— Given task —
Go through the material and write it all out exactly, minus the pictures.
_ _ _ _ _
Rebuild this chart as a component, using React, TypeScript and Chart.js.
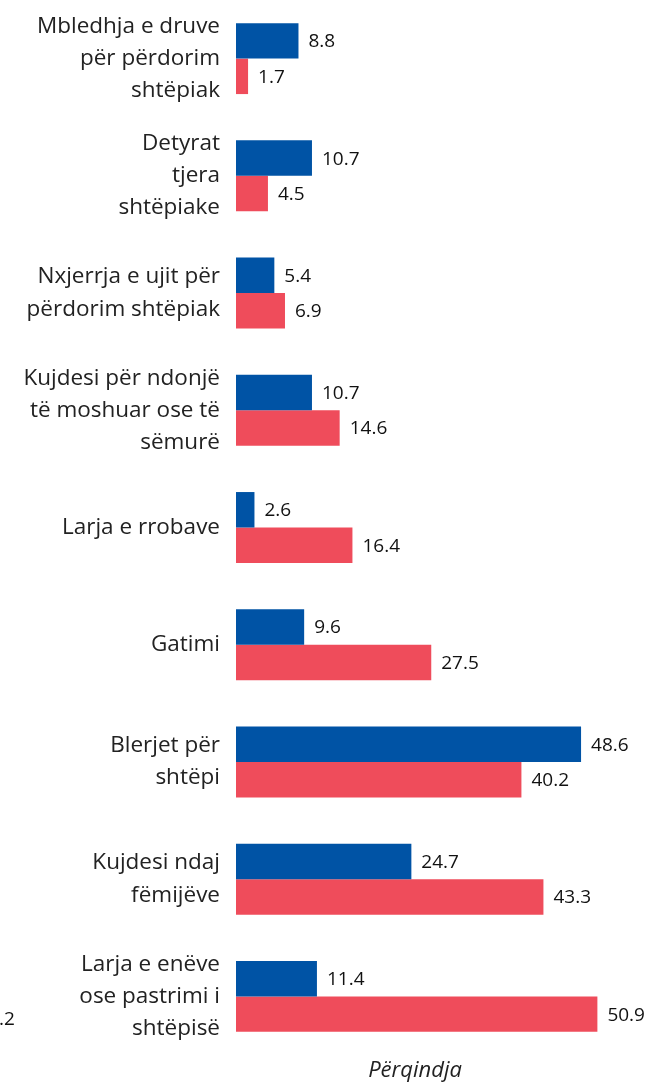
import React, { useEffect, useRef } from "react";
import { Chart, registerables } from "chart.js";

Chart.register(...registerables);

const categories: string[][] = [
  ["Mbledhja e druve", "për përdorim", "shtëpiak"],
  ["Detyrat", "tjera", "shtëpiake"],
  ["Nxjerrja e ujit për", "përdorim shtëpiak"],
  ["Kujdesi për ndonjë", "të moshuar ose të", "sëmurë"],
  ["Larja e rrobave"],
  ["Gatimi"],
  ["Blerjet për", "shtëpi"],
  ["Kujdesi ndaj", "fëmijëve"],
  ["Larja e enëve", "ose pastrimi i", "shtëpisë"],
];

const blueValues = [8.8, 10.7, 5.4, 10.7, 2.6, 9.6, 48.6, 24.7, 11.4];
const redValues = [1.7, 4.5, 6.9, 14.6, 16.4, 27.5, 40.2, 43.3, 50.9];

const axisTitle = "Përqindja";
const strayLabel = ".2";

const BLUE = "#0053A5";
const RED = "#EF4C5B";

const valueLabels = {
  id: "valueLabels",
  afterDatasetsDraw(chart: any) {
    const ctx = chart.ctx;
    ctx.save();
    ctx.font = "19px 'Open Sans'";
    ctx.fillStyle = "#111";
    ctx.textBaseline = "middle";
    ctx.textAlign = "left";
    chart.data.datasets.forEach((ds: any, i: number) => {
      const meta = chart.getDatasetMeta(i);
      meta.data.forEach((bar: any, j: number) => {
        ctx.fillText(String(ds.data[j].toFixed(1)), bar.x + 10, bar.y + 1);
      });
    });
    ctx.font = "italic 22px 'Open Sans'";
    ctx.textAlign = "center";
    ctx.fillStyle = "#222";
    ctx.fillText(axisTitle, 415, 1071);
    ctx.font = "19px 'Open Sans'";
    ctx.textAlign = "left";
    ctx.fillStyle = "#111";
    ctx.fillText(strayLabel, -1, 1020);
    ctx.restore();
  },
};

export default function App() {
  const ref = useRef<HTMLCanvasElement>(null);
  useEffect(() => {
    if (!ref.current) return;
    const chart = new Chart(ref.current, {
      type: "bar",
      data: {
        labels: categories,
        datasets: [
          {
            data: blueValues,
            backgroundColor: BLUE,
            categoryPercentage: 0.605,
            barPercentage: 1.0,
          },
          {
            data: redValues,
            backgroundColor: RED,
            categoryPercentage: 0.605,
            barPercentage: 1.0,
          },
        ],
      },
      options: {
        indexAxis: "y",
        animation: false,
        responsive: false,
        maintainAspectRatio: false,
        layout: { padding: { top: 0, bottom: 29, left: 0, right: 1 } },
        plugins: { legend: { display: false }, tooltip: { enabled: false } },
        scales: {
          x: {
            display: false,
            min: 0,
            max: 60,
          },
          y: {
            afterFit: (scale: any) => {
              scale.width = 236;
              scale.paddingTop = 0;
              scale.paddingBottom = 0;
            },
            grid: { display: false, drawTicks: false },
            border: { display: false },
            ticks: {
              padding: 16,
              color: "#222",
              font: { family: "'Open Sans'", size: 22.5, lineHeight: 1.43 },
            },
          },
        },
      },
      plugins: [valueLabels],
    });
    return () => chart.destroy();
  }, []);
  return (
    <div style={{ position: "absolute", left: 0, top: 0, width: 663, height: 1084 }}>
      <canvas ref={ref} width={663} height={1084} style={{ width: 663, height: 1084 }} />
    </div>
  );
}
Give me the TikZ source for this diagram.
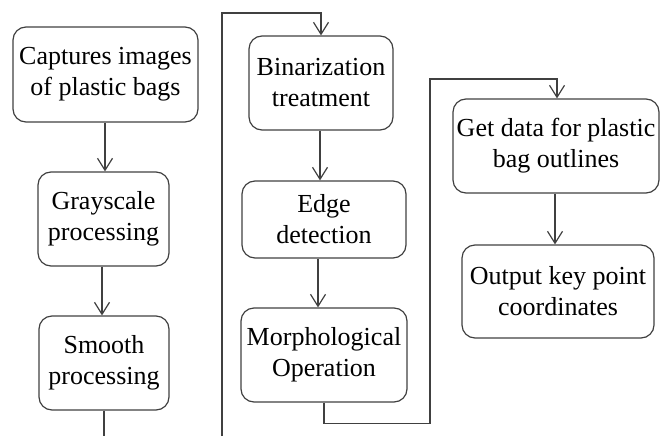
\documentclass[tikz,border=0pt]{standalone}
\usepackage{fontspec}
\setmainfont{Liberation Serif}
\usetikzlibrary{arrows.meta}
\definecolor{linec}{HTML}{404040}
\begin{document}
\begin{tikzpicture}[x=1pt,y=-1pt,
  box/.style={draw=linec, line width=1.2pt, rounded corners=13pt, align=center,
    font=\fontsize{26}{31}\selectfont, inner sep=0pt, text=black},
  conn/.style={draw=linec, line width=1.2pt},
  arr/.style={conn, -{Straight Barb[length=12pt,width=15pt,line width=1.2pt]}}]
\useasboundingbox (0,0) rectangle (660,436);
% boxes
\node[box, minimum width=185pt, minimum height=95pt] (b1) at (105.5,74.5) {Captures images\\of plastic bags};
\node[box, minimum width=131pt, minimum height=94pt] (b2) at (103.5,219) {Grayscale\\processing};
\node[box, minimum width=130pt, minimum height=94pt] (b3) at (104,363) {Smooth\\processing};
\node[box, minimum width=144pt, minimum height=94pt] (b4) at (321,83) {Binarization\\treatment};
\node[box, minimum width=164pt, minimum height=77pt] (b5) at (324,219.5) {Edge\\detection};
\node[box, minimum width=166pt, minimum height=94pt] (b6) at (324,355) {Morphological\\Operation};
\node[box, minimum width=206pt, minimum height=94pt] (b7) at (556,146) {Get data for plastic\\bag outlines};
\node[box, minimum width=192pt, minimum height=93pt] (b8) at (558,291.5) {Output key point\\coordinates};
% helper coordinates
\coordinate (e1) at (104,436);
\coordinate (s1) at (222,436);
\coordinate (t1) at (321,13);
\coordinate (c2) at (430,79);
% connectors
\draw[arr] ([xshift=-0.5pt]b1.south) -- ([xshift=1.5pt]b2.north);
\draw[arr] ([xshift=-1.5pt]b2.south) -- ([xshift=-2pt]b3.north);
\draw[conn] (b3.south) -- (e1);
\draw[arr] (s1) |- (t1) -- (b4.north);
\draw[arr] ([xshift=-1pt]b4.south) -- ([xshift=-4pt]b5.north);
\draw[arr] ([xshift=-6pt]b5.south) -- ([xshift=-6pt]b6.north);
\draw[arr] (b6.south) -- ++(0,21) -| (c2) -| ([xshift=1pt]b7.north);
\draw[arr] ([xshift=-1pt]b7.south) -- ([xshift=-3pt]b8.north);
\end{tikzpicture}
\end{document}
_ _ _ _ _
— Completed exercise —
Rebuild this chart as a component, using React, TypeScript and Chart.js.
import React, { useEffect, useRef } from "react";
import { Chart, registerables } from "chart.js";

Chart.register(...registerables);

const categories: string[][] = [
  ["Mbledhja e druve", "për përdorim", "shtëpiak"],
  ["Detyrat", "tjera", "shtëpiake"],
  ["Nxjerrja e ujit për", "përdorim shtëpiak"],
  ["Kujdesi për ndonjë", "të moshuar ose të", "sëmurë"],
  ["Larja e rrobave"],
  ["Gatimi"],
  ["Blerjet për", "shtëpi"],
  ["Kujdesi ndaj", "fëmijëve"],
  ["Larja e enëve", "ose pastrimi i", "shtëpisë"],
];

const blueValues = [8.8, 10.7, 5.4, 10.7, 2.6, 9.6, 48.6, 24.7, 11.4];
const redValues = [1.7, 4.5, 6.9, 14.6, 16.4, 27.5, 40.2, 43.3, 50.9];

const axisTitle = "Përqindja";
const strayLabel = ".2";

const BLUE = "#0053A5";
const RED = "#EF4C5B";

const valueLabels = {
  id: "valueLabels",
  afterDatasetsDraw(chart: any) {
    const ctx = chart.ctx;
    ctx.save();
    ctx.font = "19px 'Open Sans'";
    ctx.fillStyle = "#111";
    ctx.textBaseline = "middle";
    ctx.textAlign = "left";
    chart.data.datasets.forEach((ds: any, i: number) => {
      const meta = chart.getDatasetMeta(i);
      meta.data.forEach((bar: any, j: number) => {
        ctx.fillText(String(ds.data[j].toFixed(1)), bar.x + 10, bar.y + 1);
      });
    });
    ctx.font = "italic 22px 'Open Sans'";
    ctx.textAlign = "center";
    ctx.fillStyle = "#222";
    ctx.fillText(axisTitle, 415, 1071);
    ctx.font = "19px 'Open Sans'";
    ctx.textAlign = "left";
    ctx.fillStyle = "#111";
    ctx.fillText(strayLabel, -1, 1020);
    ctx.restore();
  },
};

export default function App() {
  const ref = useRef<HTMLCanvasElement>(null);
  useEffect(() => {
    if (!ref.current) return;
    const chart = new Chart(ref.current, {
      type: "bar",
      data: {
        labels: categories,
        datasets: [
          {
            data: blueValues,
            backgroundColor: BLUE,
            categoryPercentage: 0.605,
            barPercentage: 1.0,
          },
          {
            data: redValues,
            backgroundColor: RED,
            categoryPercentage: 0.605,
            barPercentage: 1.0,
          },
        ],
      },
      options: {
        indexAxis: "y",
        animation: false,
        responsive: false,
        maintainAspectRatio: false,
        layout: { padding: { top: 0, bottom: 29, left: 0, right: 1 } },
        plugins: { legend: { display: false }, tooltip: { enabled: false } },
        scales: {
          x: {
            display: false,
            min: 0,
            max: 60,
          },
          y: {
            afterFit: (scale: any) => {
              scale.width = 236;
              scale.paddingTop = 0;
              scale.paddingBottom = 0;
            },
            grid: { display: false, drawTicks: false },
            border: { display: false },
            ticks: {
              padding: 16,
              color: "#222",
              font: { family: "'Open Sans'", size: 22.5, lineHeight: 1.43 },
            },
          },
        },
      },
      plugins: [valueLabels],
    });
    return () => chart.destroy();
  }, []);
  return (
    <div style={{ position: "absolute", left: 0, top: 0, width: 663, height: 1084 }}>
      <canvas ref={ref} width={663} height={1084} style={{ width: 663, height: 1084 }} />
    </div>
  );
}
Give me the TikZ source for this diagram.
\documentclass[tikz,border=0pt]{standalone}
\usepackage{fontspec}
\setmainfont{Liberation Serif}
\usetikzlibrary{arrows.meta}
\definecolor{linec}{HTML}{404040}
\begin{document}
\begin{tikzpicture}[x=1pt,y=-1pt,
  box/.style={draw=linec, line width=1.2pt, rounded corners=13pt, align=center,
    font=\fontsize{26}{31}\selectfont, inner sep=0pt, text=black},
  conn/.style={draw=linec, line width=1.2pt},
  arr/.style={conn, -{Straight Barb[length=12pt,width=15pt,line width=1.2pt]}}]
\useasboundingbox (0,0) rectangle (660,436);
% boxes
\node[box, minimum width=185pt, minimum height=95pt] (b1) at (105.5,74.5) {Captures images\\of plastic bags};
\node[box, minimum width=131pt, minimum height=94pt] (b2) at (103.5,219) {Grayscale\\processing};
\node[box, minimum width=130pt, minimum height=94pt] (b3) at (104,363) {Smooth\\processing};
\node[box, minimum width=144pt, minimum height=94pt] (b4) at (321,83) {Binarization\\treatment};
\node[box, minimum width=164pt, minimum height=77pt] (b5) at (324,219.5) {Edge\\detection};
\node[box, minimum width=166pt, minimum height=94pt] (b6) at (324,355) {Morphological\\Operation};
\node[box, minimum width=206pt, minimum height=94pt] (b7) at (556,146) {Get data for plastic\\bag outlines};
\node[box, minimum width=192pt, minimum height=93pt] (b8) at (558,291.5) {Output key point\\coordinates};
% helper coordinates
\coordinate (e1) at (104,436);
\coordinate (s1) at (222,436);
\coordinate (t1) at (321,13);
\coordinate (c2) at (430,79);
% connectors
\draw[arr] ([xshift=-0.5pt]b1.south) -- ([xshift=1.5pt]b2.north);
\draw[arr] ([xshift=-1.5pt]b2.south) -- ([xshift=-2pt]b3.north);
\draw[conn] (b3.south) -- (e1);
\draw[arr] (s1) |- (t1) -- (b4.north);
\draw[arr] ([xshift=-1pt]b4.south) -- ([xshift=-4pt]b5.north);
\draw[arr] ([xshift=-6pt]b5.south) -- ([xshift=-6pt]b6.north);
\draw[arr] (b6.south) -- ++(0,21) -| (c2) -| ([xshift=1pt]b7.north);
\draw[arr] ([xshift=-1pt]b7.south) -- ([xshift=-3pt]b8.north);
\end{tikzpicture}
\end{document}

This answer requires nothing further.